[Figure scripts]
┏━━

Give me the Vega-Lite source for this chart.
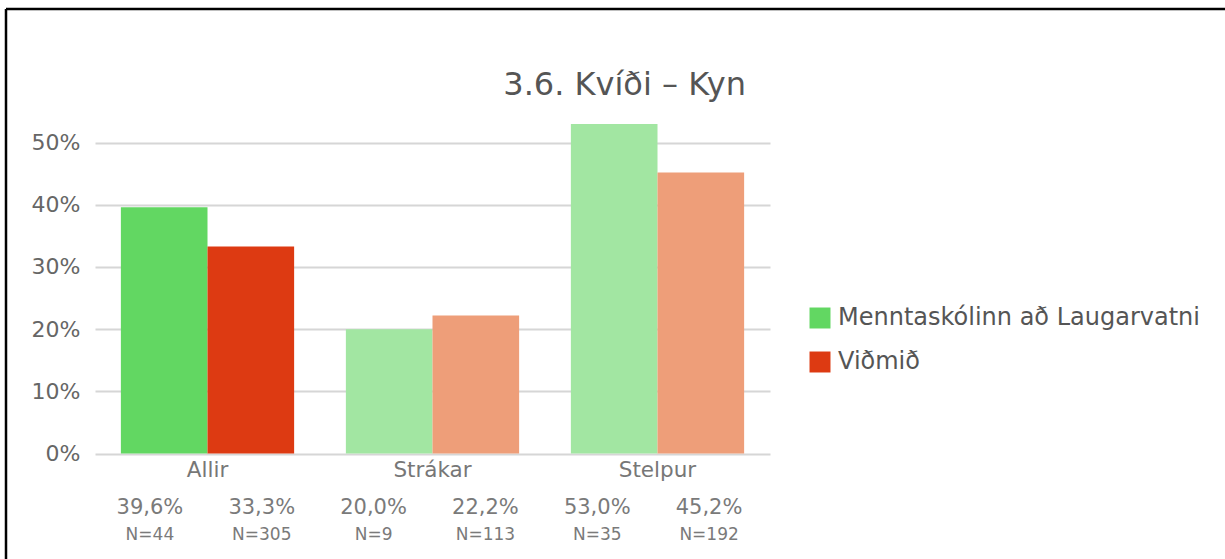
{
  "$schema": "https://vega.github.io/schema/vega-lite/v6.json",
  "width": 1219,
  "height": 550,
  "autosize": {"type": "none"},
  "padding": {"left": 6, "top": 9, "right": 0, "bottom": 0},
  "background": "white",
  "config": {
    "locale": {"number": {"decimal": ",", "thousands": ".", "grouping": [3], "currency": ["", " kr."]}},
    "view": {"stroke": "#000000", "strokeWidth": 2.5, "strokeDash": [1219, 1769, 550, 0]},
    "font": "DejaVu Sans"
  },
  "title": {
    "text": "3.6. Kvíði – Kyn",
    "anchor": "end",
    "frame": "group",
    "dx": -479,
    "offset": -93,
    "fontSize": 32,
    "fontWeight": "normal",
    "color": "#555555",
    "font": "DejaVu Sans"
  },
  "data": {
    "values": [
      {"group": "Allir", "series": "Menntaskólinn að Laugarvatni", "value": 0.396, "n": "N=44"},
      {"group": "Allir", "series": "Viðmið", "value": 0.333, "n": "N=305"},
      {"group": "Strákar", "series": "Menntaskólinn að Laugarvatni", "value": 0.200, "n": "N=9"},
      {"group": "Strákar", "series": "Viðmið", "value": 0.222, "n": "N=113"},
      {"group": "Stelpur", "series": "Menntaskólinn að Laugarvatni", "value": 0.530, "n": "N=35"},
      {"group": "Stelpur", "series": "Viðmið", "value": 0.452, "n": "N=192"}
    ]
  },
  "resolve": {"scale": {"x": "independent"}, "axis": {"x": "independent"}},
  "layer": [
    {
      "mark": {"type": "bar"},
      "encoding": {
        "x": {
          "field": "group", "type": "nominal", "sort": null,
          "scale": {"range": [89, 764], "paddingInner": 0.23, "paddingOuter": 0.115},
          "axis": {"title": null, "orient": "bottom", "offset": -105.5, "labelAngle": 0, "domain": false, "ticks": false, "labelPadding": 6, "labelFontSize": 21.5, "labelColor": "#777777", "labelFont": "DejaVu Sans"}
        },
        "xOffset": {"field": "series", "type": "nominal", "sort": null, "scale": {"paddingInner": 0, "paddingOuter": 0}},
        "y": {
          "field": "value", "type": "quantitative",
          "scale": {"domain": [0, 0.5], "range": [444.5, 133.6], "nice": false, "zero": true},
          "axis": {"title": null, "values": [0, 0.1, 0.2, 0.3, 0.4, 0.5], "format": ".0%", "offset": -89, "labelPadding": 15, "domain": false, "ticks": false, "grid": true, "gridColor": "#D6D6D6", "gridWidth": 2, "labelFontSize": 22, "labelColor": "#666666", "labelFont": "DejaVu Sans"}
        },
        "color": {
          "field": "series", "type": "nominal",
          "scale": {"domain": ["Menntaskólinn að Laugarvatni", "Viðmið"], "range": ["#62D762", "#DD3A12"]},
          "condition": [
            {"test": "datum.group !== 'Allir' && datum.series === 'Viðmið'", "value": "#EE9E79"},
            {"test": "datum.group !== 'Allir'", "value": "#A2E6A2"}
          ],
          "legend": {"title": null, "orient": "none", "legendX": 802, "legendY": 297, "symbolType": "square", "symbolSize": 440, "symbolStrokeWidth": 0, "labelFontSize": 24, "labelColor": "#555555", "labelFont": "DejaVu Sans", "labelLimit": 600, "rowPadding": 20, "labelOffset": 6}
        }
      }
    },
    {
      "mark": {"type": "text", "dy": 54, "baseline": "middle", "align": "center", "fontSize": 21, "color": "#7A7A7A"},
      "encoding": {
        "x": {"field": "n", "type": "nominal", "sort": null, "scale": {"range": [88, 759], "paddingInner": 0, "paddingOuter": 0}, "axis": null},
        "y": {"datum": 0, "type": "quantitative"},
        "text": {"field": "value", "type": "quantitative", "format": ".1%"}
      }
    },
    {
      "mark": {"type": "text", "dy": 81.5, "baseline": "middle", "align": "center", "fontSize": 17, "color": "#7A7A7A"},
      "encoding": {
        "x": {"field": "n", "type": "nominal", "sort": null, "scale": {"range": [88, 759], "paddingInner": 0, "paddingOuter": 0}, "axis": null},
        "y": {"datum": 0, "type": "quantitative"},
        "text": {"field": "n", "type": "nominal"}
      }
    }
  ]
}
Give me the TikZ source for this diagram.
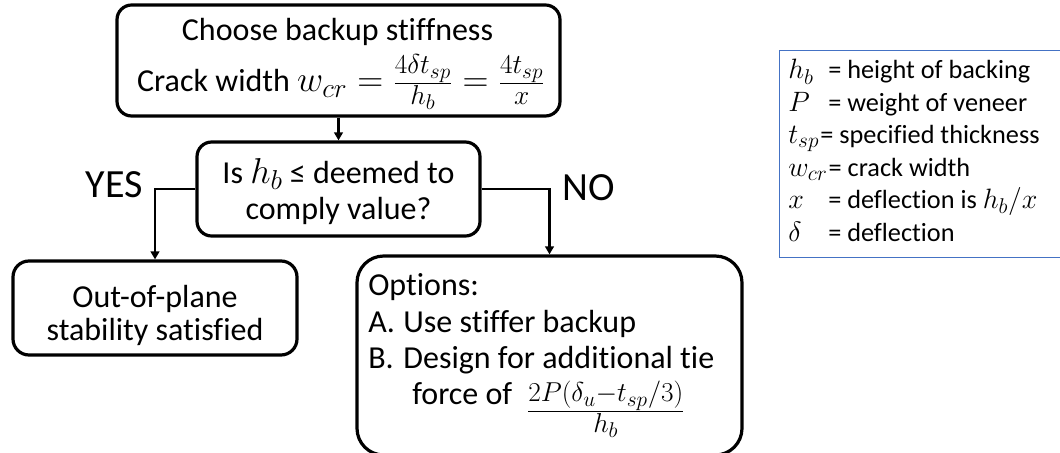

┗━━

To be done |
Reproduce every record word for word. The copy must contain no pictures.

The response |
Give me the Vega-Lite source for this chart.
{
  "$schema": "https://vega.github.io/schema/vega-lite/v6.json",
  "width": 1219,
  "height": 550,
  "autosize": {"type": "none"},
  "padding": {"left": 6, "top": 9, "right": 0, "bottom": 0},
  "background": "white",
  "config": {
    "locale": {"number": {"decimal": ",", "thousands": ".", "grouping": [3], "currency": ["", " kr."]}},
    "view": {"stroke": "#000000", "strokeWidth": 2.5, "strokeDash": [1219, 1769, 550, 0]},
    "font": "DejaVu Sans"
  },
  "title": {
    "text": "3.6. Kvíði – Kyn",
    "anchor": "end",
    "frame": "group",
    "dx": -479,
    "offset": -93,
    "fontSize": 32,
    "fontWeight": "normal",
    "color": "#555555",
    "font": "DejaVu Sans"
  },
  "data": {
    "values": [
      {"group": "Allir", "series": "Menntaskólinn að Laugarvatni", "value": 0.396, "n": "N=44"},
      {"group": "Allir", "series": "Viðmið", "value": 0.333, "n": "N=305"},
      {"group": "Strákar", "series": "Menntaskólinn að Laugarvatni", "value": 0.200, "n": "N=9"},
      {"group": "Strákar", "series": "Viðmið", "value": 0.222, "n": "N=113"},
      {"group": "Stelpur", "series": "Menntaskólinn að Laugarvatni", "value": 0.530, "n": "N=35"},
      {"group": "Stelpur", "series": "Viðmið", "value": 0.452, "n": "N=192"}
    ]
  },
  "resolve": {"scale": {"x": "independent"}, "axis": {"x": "independent"}},
  "layer": [
    {
      "mark": {"type": "bar"},
      "encoding": {
        "x": {
          "field": "group", "type": "nominal", "sort": null,
          "scale": {"range": [89, 764], "paddingInner": 0.23, "paddingOuter": 0.115},
          "axis": {"title": null, "orient": "bottom", "offset": -105.5, "labelAngle": 0, "domain": false, "ticks": false, "labelPadding": 6, "labelFontSize": 21.5, "labelColor": "#777777", "labelFont": "DejaVu Sans"}
        },
        "xOffset": {"field": "series", "type": "nominal", "sort": null, "scale": {"paddingInner": 0, "paddingOuter": 0}},
        "y": {
          "field": "value", "type": "quantitative",
          "scale": {"domain": [0, 0.5], "range": [444.5, 133.6], "nice": false, "zero": true},
          "axis": {"title": null, "values": [0, 0.1, 0.2, 0.3, 0.4, 0.5], "format": ".0%", "offset": -89, "labelPadding": 15, "domain": false, "ticks": false, "grid": true, "gridColor": "#D6D6D6", "gridWidth": 2, "labelFontSize": 22, "labelColor": "#666666", "labelFont": "DejaVu Sans"}
        },
        "color": {
          "field": "series", "type": "nominal",
          "scale": {"domain": ["Menntaskólinn að Laugarvatni", "Viðmið"], "range": ["#62D762", "#DD3A12"]},
          "condition": [
            {"test": "datum.group !== 'Allir' && datum.series === 'Viðmið'", "value": "#EE9E79"},
            {"test": "datum.group !== 'Allir'", "value": "#A2E6A2"}
          ],
          "legend": {"title": null, "orient": "none", "legendX": 802, "legendY": 297, "symbolType": "square", "symbolSize": 440, "symbolStrokeWidth": 0, "labelFontSize": 24, "labelColor": "#555555", "labelFont": "DejaVu Sans", "labelLimit": 600, "rowPadding": 20, "labelOffset": 6}
        }
      }
    },
    {
      "mark": {"type": "text", "dy": 54, "baseline": "middle", "align": "center", "fontSize": 21, "color": "#7A7A7A"},
      "encoding": {
        "x": {"field": "n", "type": "nominal", "sort": null, "scale": {"range": [88, 759], "paddingInner": 0, "paddingOuter": 0}, "axis": null},
        "y": {"datum": 0, "type": "quantitative"},
        "text": {"field": "value", "type": "quantitative", "format": ".1%"}
      }
    },
    {
      "mark": {"type": "text", "dy": 81.5, "baseline": "middle", "align": "center", "fontSize": 17, "color": "#7A7A7A"},
      "encoding": {
        "x": {"field": "n", "type": "nominal", "sort": null, "scale": {"range": [88, 759], "paddingInner": 0, "paddingOuter": 0}, "axis": null},
        "y": {"datum": 0, "type": "quantitative"},
        "text": {"field": "n", "type": "nominal"}
      }
    }
  ]
}
Give me the TikZ source for this diagram.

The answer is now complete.